- Exercise
Your task is to output the listing word for word, with pictures excluded.

- Dataset extract
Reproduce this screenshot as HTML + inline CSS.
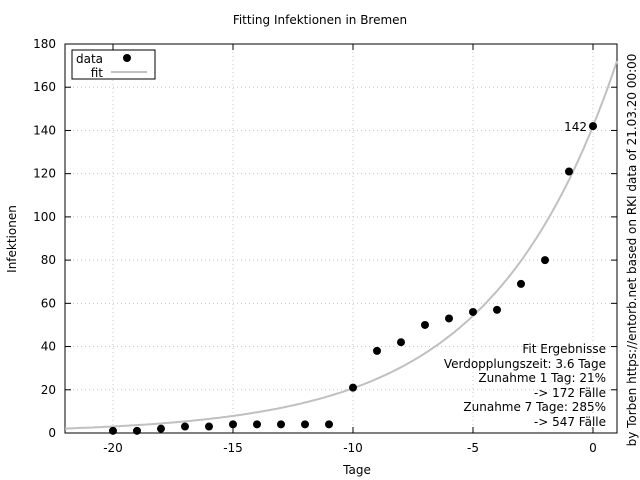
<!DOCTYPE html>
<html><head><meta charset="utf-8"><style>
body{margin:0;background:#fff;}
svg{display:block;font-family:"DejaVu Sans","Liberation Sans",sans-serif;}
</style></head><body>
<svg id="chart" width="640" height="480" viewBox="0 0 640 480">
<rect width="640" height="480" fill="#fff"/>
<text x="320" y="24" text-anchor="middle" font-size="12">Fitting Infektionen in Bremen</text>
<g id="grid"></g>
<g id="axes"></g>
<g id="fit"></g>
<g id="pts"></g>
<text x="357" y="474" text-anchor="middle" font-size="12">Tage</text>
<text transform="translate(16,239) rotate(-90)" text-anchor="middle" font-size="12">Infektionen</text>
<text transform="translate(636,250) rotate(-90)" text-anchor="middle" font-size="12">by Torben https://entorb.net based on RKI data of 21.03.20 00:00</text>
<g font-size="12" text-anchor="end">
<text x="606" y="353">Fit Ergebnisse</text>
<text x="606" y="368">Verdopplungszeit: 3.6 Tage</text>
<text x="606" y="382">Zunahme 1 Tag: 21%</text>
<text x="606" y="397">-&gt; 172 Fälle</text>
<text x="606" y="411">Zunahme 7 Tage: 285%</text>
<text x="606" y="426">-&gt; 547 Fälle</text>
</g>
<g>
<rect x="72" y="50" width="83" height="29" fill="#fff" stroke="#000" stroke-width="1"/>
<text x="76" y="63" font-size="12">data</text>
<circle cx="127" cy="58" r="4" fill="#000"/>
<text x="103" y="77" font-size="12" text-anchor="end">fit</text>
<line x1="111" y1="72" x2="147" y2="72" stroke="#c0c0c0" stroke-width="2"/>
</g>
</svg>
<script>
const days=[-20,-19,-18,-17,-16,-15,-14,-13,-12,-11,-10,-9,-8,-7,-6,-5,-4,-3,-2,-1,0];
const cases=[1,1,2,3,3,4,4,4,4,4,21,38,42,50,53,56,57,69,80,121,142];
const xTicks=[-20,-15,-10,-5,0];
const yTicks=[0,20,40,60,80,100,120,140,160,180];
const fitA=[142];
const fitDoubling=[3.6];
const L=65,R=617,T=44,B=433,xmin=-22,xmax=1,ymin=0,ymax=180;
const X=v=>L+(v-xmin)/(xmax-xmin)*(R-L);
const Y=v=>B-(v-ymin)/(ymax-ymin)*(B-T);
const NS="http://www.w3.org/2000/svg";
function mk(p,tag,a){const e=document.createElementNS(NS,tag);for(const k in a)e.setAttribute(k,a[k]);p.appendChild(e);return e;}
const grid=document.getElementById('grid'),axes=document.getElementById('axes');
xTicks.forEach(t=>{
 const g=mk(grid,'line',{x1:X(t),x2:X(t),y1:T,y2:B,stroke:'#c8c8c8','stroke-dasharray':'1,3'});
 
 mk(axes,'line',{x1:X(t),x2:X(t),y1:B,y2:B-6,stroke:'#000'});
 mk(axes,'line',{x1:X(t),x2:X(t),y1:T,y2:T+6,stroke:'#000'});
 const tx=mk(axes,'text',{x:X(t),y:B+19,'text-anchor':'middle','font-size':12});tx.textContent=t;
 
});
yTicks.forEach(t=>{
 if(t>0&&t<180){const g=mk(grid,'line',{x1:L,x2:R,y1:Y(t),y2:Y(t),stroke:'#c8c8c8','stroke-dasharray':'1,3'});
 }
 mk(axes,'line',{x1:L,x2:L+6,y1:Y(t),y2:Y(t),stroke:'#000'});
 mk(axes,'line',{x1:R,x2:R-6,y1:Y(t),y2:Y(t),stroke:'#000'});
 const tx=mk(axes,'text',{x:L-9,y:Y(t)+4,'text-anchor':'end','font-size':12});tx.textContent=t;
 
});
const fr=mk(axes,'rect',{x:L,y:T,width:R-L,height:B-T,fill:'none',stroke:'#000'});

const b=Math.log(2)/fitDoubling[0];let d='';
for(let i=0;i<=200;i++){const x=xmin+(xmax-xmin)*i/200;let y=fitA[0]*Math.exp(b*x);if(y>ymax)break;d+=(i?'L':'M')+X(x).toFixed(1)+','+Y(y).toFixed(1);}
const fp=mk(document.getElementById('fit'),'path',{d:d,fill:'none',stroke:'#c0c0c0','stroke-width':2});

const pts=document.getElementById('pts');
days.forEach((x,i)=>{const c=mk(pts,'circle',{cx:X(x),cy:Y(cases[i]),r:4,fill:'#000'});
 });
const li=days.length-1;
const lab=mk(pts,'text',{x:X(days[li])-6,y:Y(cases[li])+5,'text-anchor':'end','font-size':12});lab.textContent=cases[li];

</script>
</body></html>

- Exercise answer
Reproduce this screenshot as HTML + inline CSS.
<!DOCTYPE html>
<html><head><meta charset="utf-8"><style>
body{margin:0;background:#fff;}
svg{display:block;font-family:"DejaVu Sans","Liberation Sans",sans-serif;}
</style></head><body>
<svg id="chart" width="640" height="480" viewBox="0 0 640 480">
<rect width="640" height="480" fill="#fff"/>
<text x="320" y="24" text-anchor="middle" font-size="12">Fitting Infektionen in Bremen</text>
<g id="grid"></g>
<g id="axes"></g>
<g id="fit"></g>
<g id="pts"></g>
<text x="357" y="474" text-anchor="middle" font-size="12">Tage</text>
<text transform="translate(16,239) rotate(-90)" text-anchor="middle" font-size="12">Infektionen</text>
<text transform="translate(636,250) rotate(-90)" text-anchor="middle" font-size="12">by Torben https://entorb.net based on RKI data of 21.03.20 00:00</text>
<g font-size="12" text-anchor="end">
<text x="606" y="353">Fit Ergebnisse</text>
<text x="606" y="368">Verdopplungszeit: 3.6 Tage</text>
<text x="606" y="382">Zunahme 1 Tag: 21%</text>
<text x="606" y="397">-&gt; 172 Fälle</text>
<text x="606" y="411">Zunahme 7 Tage: 285%</text>
<text x="606" y="426">-&gt; 547 Fälle</text>
</g>
<g>
<rect x="72" y="50" width="83" height="29" fill="#fff" stroke="#000" stroke-width="1"/>
<text x="76" y="63" font-size="12">data</text>
<circle cx="127" cy="58" r="4" fill="#000"/>
<text x="103" y="77" font-size="12" text-anchor="end">fit</text>
<line x1="111" y1="72" x2="147" y2="72" stroke="#c0c0c0" stroke-width="2"/>
</g>
</svg>
<script>
const days=[-20,-19,-18,-17,-16,-15,-14,-13,-12,-11,-10,-9,-8,-7,-6,-5,-4,-3,-2,-1,0];
const cases=[1,1,2,3,3,4,4,4,4,4,21,38,42,50,53,56,57,69,80,121,142];
const xTicks=[-20,-15,-10,-5,0];
const yTicks=[0,20,40,60,80,100,120,140,160,180];
const fitA=[142];
const fitDoubling=[3.6];
const L=65,R=617,T=44,B=433,xmin=-22,xmax=1,ymin=0,ymax=180;
const X=v=>L+(v-xmin)/(xmax-xmin)*(R-L);
const Y=v=>B-(v-ymin)/(ymax-ymin)*(B-T);
const NS="http://www.w3.org/2000/svg";
function mk(p,tag,a){const e=document.createElementNS(NS,tag);for(const k in a)e.setAttribute(k,a[k]);p.appendChild(e);return e;}
const grid=document.getElementById('grid'),axes=document.getElementById('axes');
xTicks.forEach(t=>{
 const g=mk(grid,'line',{x1:X(t),x2:X(t),y1:T,y2:B,stroke:'#c8c8c8','stroke-dasharray':'1,3'});
 
 mk(axes,'line',{x1:X(t),x2:X(t),y1:B,y2:B-6,stroke:'#000'});
 mk(axes,'line',{x1:X(t),x2:X(t),y1:T,y2:T+6,stroke:'#000'});
 const tx=mk(axes,'text',{x:X(t),y:B+19,'text-anchor':'middle','font-size':12});tx.textContent=t;
 
});
yTicks.forEach(t=>{
 if(t>0&&t<180){const g=mk(grid,'line',{x1:L,x2:R,y1:Y(t),y2:Y(t),stroke:'#c8c8c8','stroke-dasharray':'1,3'});
 }
 mk(axes,'line',{x1:L,x2:L+6,y1:Y(t),y2:Y(t),stroke:'#000'});
 mk(axes,'line',{x1:R,x2:R-6,y1:Y(t),y2:Y(t),stroke:'#000'});
 const tx=mk(axes,'text',{x:L-9,y:Y(t)+4,'text-anchor':'end','font-size':12});tx.textContent=t;
 
});
const fr=mk(axes,'rect',{x:L,y:T,width:R-L,height:B-T,fill:'none',stroke:'#000'});

const b=Math.log(2)/fitDoubling[0];let d='';
for(let i=0;i<=200;i++){const x=xmin+(xmax-xmin)*i/200;let y=fitA[0]*Math.exp(b*x);if(y>ymax)break;d+=(i?'L':'M')+X(x).toFixed(1)+','+Y(y).toFixed(1);}
const fp=mk(document.getElementById('fit'),'path',{d:d,fill:'none',stroke:'#c0c0c0','stroke-width':2});

const pts=document.getElementById('pts');
days.forEach((x,i)=>{const c=mk(pts,'circle',{cx:X(x),cy:Y(cases[i]),r:4,fill:'#000'});
 });
const li=days.length-1;
const lab=mk(pts,'text',{x:X(days[li])-6,y:Y(cases[li])+5,'text-anchor':'end','font-size':12});lab.textContent=cases[li];

</script>
</body></html>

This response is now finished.